# WRITTEN PROBLEM
Leaving out the pictures, retype the lines from the beginning of the listing through the line containing "const ARROW_DIR = [1, 1, -1, -1];".

[Data items]
::::
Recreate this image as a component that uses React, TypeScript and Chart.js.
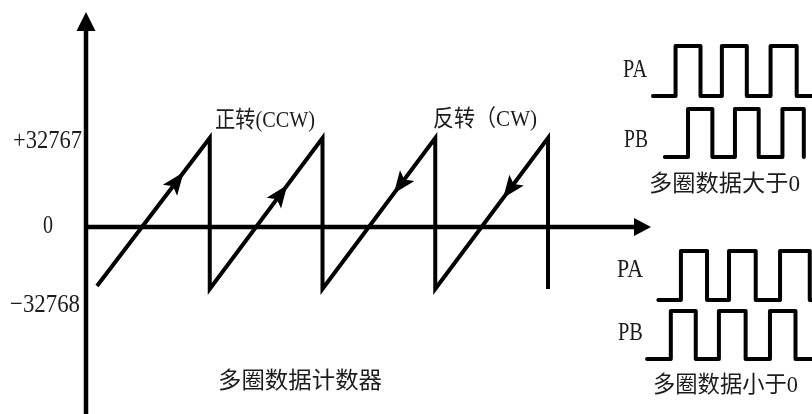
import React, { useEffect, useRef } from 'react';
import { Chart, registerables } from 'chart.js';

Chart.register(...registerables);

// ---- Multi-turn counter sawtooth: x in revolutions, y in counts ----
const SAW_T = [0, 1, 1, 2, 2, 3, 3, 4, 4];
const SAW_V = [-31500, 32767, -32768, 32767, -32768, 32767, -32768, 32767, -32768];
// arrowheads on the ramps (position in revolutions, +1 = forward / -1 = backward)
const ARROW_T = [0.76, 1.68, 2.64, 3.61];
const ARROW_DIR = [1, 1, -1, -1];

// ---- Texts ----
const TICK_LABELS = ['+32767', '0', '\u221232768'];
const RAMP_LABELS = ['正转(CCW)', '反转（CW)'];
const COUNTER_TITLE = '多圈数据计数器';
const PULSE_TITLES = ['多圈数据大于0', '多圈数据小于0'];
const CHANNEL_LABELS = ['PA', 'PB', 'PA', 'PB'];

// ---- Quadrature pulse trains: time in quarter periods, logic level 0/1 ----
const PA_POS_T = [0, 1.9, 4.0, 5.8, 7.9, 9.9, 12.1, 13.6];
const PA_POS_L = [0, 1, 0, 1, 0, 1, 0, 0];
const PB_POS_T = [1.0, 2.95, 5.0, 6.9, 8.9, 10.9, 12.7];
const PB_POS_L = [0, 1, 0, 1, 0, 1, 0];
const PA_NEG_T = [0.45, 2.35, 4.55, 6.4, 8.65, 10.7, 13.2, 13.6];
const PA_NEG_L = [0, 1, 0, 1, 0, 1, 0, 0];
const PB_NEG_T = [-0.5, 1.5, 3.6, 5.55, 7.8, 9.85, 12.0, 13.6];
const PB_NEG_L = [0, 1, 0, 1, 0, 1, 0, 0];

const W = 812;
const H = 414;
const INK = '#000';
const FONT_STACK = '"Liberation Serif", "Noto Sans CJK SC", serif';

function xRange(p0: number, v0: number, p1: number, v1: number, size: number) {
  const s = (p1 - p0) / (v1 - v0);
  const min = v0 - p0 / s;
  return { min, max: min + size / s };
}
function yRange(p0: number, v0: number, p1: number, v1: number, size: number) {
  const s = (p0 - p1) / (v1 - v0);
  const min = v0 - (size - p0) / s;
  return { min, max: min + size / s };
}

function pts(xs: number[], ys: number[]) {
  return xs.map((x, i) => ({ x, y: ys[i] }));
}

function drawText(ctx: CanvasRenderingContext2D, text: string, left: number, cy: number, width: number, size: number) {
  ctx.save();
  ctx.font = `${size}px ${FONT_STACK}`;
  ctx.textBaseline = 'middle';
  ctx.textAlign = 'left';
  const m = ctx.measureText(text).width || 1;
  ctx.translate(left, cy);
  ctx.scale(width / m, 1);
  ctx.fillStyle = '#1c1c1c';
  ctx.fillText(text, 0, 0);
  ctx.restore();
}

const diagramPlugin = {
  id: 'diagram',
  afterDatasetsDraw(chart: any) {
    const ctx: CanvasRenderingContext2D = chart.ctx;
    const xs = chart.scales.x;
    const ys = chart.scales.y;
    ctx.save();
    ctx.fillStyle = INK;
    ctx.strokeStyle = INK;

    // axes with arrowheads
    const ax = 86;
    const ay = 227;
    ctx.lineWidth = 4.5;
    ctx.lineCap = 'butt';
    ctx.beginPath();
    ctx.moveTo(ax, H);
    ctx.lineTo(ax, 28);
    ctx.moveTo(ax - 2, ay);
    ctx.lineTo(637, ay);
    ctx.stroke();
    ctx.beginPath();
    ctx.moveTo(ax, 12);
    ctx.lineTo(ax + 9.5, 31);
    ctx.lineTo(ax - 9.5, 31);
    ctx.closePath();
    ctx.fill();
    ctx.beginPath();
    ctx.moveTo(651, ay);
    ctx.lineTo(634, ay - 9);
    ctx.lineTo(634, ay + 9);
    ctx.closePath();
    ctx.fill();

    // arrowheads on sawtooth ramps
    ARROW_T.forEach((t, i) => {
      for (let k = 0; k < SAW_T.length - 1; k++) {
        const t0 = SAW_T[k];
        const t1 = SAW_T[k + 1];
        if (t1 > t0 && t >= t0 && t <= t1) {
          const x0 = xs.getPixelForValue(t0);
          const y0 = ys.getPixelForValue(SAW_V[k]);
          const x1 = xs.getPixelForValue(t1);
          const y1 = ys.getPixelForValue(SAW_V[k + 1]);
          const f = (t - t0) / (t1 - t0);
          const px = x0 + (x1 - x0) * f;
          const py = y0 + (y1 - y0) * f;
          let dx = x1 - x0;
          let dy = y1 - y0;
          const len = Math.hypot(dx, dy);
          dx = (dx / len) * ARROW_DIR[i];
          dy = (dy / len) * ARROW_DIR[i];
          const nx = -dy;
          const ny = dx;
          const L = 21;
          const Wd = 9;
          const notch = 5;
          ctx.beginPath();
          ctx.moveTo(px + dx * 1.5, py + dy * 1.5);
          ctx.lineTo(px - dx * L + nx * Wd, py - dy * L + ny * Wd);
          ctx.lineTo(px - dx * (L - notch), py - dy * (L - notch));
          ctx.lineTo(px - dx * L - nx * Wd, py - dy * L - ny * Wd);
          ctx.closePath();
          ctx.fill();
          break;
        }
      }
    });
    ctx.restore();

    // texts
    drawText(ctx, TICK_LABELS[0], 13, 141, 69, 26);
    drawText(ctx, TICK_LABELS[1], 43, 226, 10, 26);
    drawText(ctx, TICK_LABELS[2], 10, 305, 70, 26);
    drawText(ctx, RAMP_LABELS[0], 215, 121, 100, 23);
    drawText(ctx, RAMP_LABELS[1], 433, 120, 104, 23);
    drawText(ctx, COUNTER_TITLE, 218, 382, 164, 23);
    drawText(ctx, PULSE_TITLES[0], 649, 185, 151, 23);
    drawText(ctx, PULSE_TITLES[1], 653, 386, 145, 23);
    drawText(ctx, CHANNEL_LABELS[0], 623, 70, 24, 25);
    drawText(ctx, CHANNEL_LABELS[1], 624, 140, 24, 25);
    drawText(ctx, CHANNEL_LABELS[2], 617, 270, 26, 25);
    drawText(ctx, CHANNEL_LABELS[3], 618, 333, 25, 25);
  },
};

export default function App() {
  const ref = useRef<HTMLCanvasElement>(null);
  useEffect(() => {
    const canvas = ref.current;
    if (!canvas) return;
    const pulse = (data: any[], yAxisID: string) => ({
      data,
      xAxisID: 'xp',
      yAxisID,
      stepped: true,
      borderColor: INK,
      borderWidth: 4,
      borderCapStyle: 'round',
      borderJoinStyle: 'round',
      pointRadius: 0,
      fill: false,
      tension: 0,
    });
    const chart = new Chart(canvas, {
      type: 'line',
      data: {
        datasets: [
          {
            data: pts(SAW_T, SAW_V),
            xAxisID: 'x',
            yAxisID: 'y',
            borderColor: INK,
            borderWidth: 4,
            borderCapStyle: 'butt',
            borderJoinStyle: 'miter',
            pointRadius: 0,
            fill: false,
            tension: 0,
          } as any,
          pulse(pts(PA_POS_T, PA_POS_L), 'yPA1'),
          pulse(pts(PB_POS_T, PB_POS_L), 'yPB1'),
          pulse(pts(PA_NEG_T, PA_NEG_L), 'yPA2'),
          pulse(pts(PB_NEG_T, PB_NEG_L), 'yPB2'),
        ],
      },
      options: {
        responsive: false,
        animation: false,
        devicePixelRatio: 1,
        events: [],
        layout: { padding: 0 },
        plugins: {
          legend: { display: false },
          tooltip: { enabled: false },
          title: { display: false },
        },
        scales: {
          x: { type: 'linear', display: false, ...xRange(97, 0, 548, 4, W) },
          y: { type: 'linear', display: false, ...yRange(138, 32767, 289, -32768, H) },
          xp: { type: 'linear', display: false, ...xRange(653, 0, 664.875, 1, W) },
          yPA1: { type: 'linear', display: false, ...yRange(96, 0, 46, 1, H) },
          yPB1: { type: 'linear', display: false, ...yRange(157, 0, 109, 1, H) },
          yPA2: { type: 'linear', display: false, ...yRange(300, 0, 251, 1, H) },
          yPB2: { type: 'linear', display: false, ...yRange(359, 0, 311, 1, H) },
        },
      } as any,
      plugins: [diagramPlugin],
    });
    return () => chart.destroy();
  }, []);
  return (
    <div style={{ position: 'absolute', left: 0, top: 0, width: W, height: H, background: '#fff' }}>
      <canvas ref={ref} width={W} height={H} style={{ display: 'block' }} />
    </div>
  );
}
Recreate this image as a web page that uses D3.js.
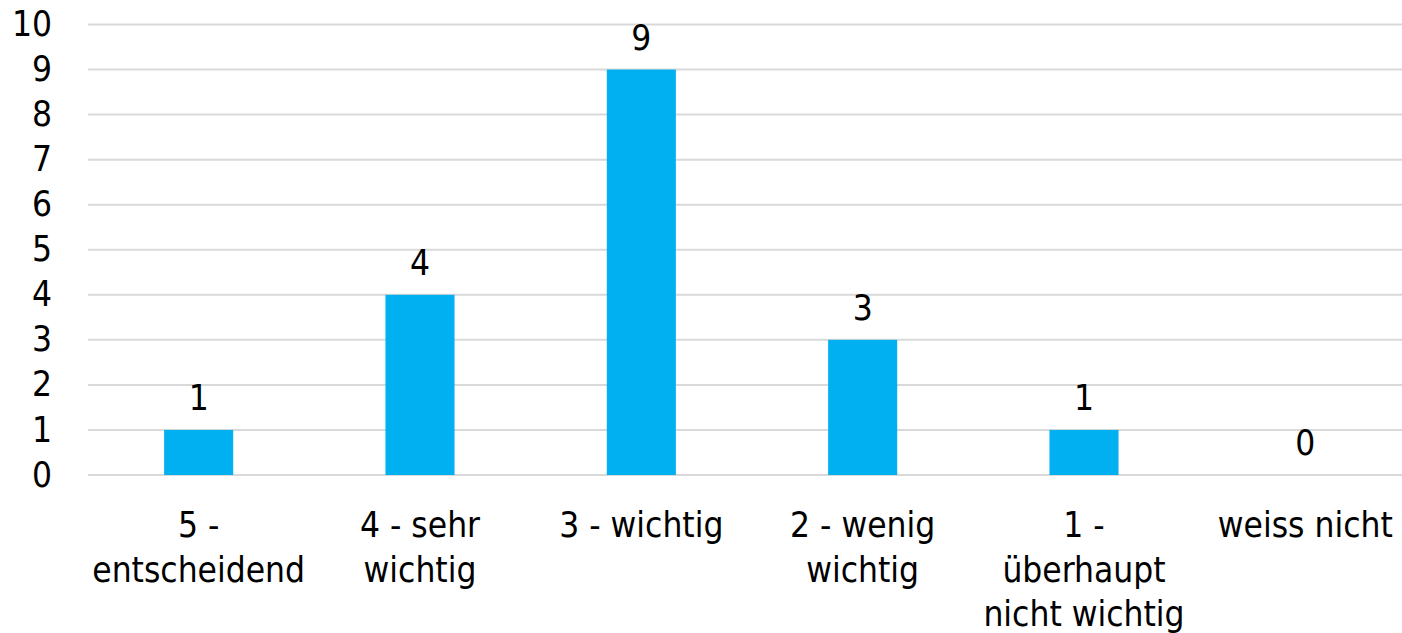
::::
# EXPECTED OUTPUT
Recreate this image as a component that uses React, TypeScript and Chart.js.
import React, { useEffect, useRef } from 'react';
import { Chart, registerables } from 'chart.js';

Chart.register(...registerables);

// ---- Multi-turn counter sawtooth: x in revolutions, y in counts ----
const SAW_T = [0, 1, 1, 2, 2, 3, 3, 4, 4];
const SAW_V = [-31500, 32767, -32768, 32767, -32768, 32767, -32768, 32767, -32768];
// arrowheads on the ramps (position in revolutions, +1 = forward / -1 = backward)
const ARROW_T = [0.76, 1.68, 2.64, 3.61];
const ARROW_DIR = [1, 1, -1, -1];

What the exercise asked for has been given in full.